Climate change is the most urgent and complex crisis of our time, with its impacts felt the most severely in developing countries. Humanity has less than a decade to achieve significant cuts in greenhouse gas emissions so that the rise in average global temperatures can be limited to below 1.5°C.
What are our demands?
Finland and the EU must increase the ambition level of their climate policy objectives and deliver on their promises in practice, too.
Wealthy industrialised countries must cut their climate emissions rapidly and significantly and shoulder their responsibility in supporting the climate measures of poorer countries. The transition to a carbon-neutral future should leave no one behind.
The amount of climate finance must be increased, and the finance being new and additional to ODA must be ensured.
Finland and all parties to the UN Framework Convention on Climate Change (UNFCCC) must decide in the next few years on the post-2025 climate finance level and rules. Finland must ensure adequate new finance and decide on the ground rules of its delivery so that climate measures and SDGs will be aligned and will not jeopardise each other’s delivery.

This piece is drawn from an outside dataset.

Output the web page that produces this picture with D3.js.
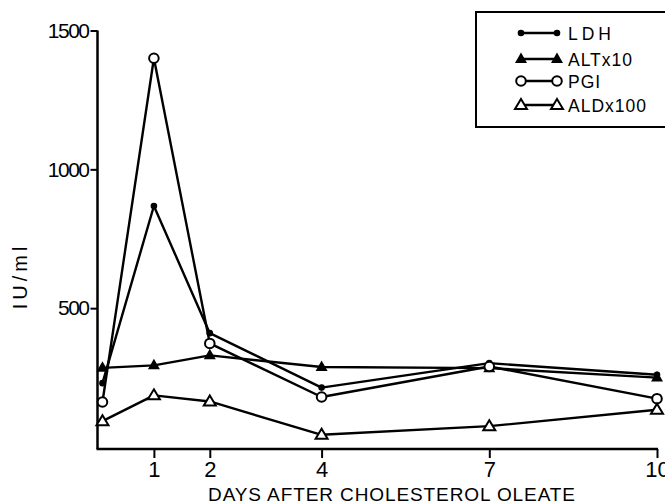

Finland must set clear targets and criteria for international climate finance, and results monitoring must be improved.
Finland must set clear targets, criteria and indicators for the quantity and targeting of international climate finance. Without these, it is difficult to monitor the actual amount of finance and the results generated. The openness of climate finance reporting and monitoring must also be improved, and the climate finance guidance system must be strengthened.